EXERCISE DIRECTIONS:
Repeat the material exactly from its first line to the line that includes "const seriesColors = ['#0000FF', '#FF0000'];". Skip pictures.

DATA EXCERPT:
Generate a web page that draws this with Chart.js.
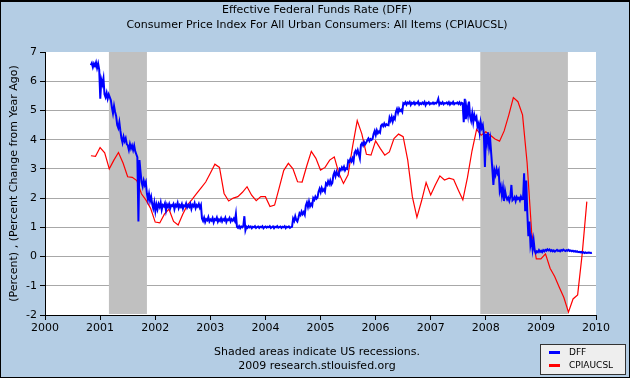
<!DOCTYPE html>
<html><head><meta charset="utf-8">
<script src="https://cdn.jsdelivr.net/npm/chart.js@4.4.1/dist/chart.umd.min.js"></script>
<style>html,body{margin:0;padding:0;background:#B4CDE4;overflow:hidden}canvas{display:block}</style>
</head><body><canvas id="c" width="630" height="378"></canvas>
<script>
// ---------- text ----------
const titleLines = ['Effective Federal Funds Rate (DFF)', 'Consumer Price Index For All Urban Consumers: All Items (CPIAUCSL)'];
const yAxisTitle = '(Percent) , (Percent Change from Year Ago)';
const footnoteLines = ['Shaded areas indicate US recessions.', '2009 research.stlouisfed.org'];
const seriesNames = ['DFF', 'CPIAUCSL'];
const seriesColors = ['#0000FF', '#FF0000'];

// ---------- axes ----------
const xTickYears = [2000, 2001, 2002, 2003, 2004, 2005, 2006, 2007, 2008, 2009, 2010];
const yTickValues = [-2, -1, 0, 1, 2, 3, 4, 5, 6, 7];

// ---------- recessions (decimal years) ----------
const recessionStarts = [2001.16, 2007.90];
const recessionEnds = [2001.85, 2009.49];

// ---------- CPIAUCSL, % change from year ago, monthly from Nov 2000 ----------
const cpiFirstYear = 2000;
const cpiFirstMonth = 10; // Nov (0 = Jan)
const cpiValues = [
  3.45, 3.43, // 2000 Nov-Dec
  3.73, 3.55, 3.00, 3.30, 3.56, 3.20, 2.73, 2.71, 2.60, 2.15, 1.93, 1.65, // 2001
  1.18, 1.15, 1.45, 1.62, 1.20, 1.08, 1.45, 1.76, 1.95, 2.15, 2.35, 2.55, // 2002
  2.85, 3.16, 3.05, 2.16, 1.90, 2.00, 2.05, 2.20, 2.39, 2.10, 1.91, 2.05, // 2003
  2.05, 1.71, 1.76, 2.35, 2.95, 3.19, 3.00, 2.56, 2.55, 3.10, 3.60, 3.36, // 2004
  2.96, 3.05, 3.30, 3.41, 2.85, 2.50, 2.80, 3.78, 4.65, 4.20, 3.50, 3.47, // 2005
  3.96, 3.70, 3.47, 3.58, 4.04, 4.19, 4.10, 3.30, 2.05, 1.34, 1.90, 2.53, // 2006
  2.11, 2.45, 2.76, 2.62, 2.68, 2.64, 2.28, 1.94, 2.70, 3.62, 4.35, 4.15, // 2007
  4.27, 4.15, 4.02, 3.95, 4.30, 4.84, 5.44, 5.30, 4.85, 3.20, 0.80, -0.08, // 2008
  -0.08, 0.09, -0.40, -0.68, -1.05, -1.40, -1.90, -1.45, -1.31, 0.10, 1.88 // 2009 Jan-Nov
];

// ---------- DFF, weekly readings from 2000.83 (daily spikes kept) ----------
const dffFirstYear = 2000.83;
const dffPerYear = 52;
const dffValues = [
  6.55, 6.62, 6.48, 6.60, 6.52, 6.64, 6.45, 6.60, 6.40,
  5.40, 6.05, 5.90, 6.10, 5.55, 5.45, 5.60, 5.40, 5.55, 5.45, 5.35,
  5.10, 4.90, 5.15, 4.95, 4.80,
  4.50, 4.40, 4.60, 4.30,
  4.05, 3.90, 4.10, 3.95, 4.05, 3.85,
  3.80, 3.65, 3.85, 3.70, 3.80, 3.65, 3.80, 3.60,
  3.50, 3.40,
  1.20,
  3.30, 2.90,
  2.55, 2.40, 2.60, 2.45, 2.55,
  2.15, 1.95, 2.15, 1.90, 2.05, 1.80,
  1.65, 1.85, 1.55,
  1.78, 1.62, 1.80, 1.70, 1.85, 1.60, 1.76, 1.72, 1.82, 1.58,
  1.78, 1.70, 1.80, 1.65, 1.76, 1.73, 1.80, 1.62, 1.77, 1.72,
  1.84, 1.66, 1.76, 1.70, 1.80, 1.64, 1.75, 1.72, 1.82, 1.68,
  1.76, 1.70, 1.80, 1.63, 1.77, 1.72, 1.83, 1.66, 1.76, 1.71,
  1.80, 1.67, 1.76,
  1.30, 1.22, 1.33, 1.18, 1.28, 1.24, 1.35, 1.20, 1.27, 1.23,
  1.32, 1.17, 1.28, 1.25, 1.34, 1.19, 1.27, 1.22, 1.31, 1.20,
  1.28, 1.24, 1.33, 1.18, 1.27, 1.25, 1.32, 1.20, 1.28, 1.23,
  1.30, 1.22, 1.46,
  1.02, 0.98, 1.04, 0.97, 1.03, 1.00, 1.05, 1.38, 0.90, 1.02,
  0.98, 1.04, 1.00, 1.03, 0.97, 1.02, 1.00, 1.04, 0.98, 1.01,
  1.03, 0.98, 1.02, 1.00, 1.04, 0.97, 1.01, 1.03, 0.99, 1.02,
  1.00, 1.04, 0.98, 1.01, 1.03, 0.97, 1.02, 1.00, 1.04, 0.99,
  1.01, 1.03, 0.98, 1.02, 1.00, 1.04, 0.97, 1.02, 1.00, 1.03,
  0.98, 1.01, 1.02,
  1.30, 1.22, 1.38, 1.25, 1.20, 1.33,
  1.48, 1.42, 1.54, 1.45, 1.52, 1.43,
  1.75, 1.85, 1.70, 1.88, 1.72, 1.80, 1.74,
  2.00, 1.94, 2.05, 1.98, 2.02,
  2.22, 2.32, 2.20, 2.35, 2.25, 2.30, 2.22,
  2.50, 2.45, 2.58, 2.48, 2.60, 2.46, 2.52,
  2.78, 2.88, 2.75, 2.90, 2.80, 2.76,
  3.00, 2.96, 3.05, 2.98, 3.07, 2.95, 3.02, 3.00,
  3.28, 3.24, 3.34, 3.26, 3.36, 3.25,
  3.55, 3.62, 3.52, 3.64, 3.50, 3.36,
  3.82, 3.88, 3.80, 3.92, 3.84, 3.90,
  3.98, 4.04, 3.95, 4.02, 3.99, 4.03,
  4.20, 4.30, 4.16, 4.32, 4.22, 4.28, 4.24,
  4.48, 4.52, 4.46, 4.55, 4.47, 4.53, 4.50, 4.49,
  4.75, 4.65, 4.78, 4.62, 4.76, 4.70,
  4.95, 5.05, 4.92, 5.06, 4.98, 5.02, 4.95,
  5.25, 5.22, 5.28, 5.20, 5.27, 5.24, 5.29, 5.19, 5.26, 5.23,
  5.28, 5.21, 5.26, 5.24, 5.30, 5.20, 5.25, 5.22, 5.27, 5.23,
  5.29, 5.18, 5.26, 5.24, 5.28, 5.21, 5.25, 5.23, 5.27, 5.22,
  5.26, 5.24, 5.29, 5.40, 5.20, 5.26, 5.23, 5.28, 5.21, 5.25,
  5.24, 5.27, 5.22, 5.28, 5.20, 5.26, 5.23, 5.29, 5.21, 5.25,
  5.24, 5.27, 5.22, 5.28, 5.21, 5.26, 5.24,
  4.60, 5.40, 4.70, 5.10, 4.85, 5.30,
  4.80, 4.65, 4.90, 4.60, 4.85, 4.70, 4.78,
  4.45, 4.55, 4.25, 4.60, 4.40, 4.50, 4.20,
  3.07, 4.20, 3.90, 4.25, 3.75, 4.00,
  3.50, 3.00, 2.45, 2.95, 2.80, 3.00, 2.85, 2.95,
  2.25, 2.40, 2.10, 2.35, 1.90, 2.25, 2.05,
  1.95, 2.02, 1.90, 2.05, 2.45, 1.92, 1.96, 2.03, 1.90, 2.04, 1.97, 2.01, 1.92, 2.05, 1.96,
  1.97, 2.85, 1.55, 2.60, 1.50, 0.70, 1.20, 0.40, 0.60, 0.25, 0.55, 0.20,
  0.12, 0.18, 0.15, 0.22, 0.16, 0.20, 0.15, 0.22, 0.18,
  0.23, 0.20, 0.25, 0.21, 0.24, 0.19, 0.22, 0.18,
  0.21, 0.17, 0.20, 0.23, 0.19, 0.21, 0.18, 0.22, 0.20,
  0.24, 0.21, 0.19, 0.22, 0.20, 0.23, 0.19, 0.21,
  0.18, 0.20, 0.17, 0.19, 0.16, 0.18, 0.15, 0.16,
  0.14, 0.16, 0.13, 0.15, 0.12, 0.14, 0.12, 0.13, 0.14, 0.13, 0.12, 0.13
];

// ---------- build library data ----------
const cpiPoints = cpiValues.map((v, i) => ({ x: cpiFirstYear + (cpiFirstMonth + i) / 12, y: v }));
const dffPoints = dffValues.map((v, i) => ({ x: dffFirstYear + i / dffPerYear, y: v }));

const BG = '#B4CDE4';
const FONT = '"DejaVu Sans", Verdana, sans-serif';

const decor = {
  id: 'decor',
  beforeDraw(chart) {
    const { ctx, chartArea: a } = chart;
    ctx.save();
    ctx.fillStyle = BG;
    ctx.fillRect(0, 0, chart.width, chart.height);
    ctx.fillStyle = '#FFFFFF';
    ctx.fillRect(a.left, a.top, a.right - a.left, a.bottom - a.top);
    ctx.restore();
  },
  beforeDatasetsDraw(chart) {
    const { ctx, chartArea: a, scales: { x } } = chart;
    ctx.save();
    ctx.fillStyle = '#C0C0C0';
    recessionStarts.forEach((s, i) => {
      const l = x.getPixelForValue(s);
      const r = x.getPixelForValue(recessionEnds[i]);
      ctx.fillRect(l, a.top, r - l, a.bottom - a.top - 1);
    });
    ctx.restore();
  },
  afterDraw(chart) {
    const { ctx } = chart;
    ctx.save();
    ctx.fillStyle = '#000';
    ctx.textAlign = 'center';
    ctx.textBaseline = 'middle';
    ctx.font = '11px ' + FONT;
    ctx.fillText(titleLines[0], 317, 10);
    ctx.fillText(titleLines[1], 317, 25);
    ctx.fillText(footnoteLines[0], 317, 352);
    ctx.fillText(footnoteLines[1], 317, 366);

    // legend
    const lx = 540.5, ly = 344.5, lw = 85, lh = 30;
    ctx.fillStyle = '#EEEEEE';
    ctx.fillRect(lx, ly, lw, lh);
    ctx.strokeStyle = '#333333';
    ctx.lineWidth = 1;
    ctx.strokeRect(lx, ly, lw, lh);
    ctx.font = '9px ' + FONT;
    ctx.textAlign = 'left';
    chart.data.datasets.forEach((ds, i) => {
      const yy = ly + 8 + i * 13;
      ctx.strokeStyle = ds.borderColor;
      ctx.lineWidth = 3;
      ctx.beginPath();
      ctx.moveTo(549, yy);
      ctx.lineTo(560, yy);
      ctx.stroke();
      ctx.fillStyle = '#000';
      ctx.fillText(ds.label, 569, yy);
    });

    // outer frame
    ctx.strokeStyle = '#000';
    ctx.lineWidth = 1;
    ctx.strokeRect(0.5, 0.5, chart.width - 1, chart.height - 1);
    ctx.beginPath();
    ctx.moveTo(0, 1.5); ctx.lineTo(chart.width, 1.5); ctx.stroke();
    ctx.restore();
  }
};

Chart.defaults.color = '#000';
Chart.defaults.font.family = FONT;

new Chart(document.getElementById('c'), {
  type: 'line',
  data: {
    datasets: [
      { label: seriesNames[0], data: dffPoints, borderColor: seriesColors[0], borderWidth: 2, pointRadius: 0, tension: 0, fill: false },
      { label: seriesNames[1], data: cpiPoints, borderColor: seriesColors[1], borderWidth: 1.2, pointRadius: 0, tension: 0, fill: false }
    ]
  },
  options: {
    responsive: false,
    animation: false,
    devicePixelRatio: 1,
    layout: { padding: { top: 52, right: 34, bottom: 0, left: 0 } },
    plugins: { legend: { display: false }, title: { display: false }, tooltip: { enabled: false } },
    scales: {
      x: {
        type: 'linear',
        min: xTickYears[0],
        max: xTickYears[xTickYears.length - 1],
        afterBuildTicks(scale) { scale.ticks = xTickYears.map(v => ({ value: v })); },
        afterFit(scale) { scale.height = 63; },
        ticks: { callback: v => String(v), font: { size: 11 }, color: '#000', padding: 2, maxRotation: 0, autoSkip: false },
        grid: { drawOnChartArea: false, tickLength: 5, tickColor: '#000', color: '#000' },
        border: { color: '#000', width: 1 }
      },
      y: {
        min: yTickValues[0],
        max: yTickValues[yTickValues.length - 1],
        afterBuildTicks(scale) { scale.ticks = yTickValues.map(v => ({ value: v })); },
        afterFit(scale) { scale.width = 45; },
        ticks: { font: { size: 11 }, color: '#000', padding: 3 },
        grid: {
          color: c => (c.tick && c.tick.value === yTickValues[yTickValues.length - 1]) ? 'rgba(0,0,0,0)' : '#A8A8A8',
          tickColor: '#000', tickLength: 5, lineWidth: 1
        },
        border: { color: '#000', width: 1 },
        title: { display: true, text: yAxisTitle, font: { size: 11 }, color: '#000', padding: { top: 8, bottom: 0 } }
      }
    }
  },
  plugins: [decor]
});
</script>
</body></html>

ANSWER:
Generate a web page that draws this with Chart.js.
<!DOCTYPE html>
<html><head><meta charset="utf-8">
<script src="https://cdn.jsdelivr.net/npm/chart.js@4.4.1/dist/chart.umd.min.js"></script>
<style>html,body{margin:0;padding:0;background:#B4CDE4;overflow:hidden}canvas{display:block}</style>
</head><body><canvas id="c" width="630" height="378"></canvas>
<script>
// ---------- text ----------
const titleLines = ['Effective Federal Funds Rate (DFF)', 'Consumer Price Index For All Urban Consumers: All Items (CPIAUCSL)'];
const yAxisTitle = '(Percent) , (Percent Change from Year Ago)';
const footnoteLines = ['Shaded areas indicate US recessions.', '2009 research.stlouisfed.org'];
const seriesNames = ['DFF', 'CPIAUCSL'];
const seriesColors = ['#0000FF', '#FF0000'];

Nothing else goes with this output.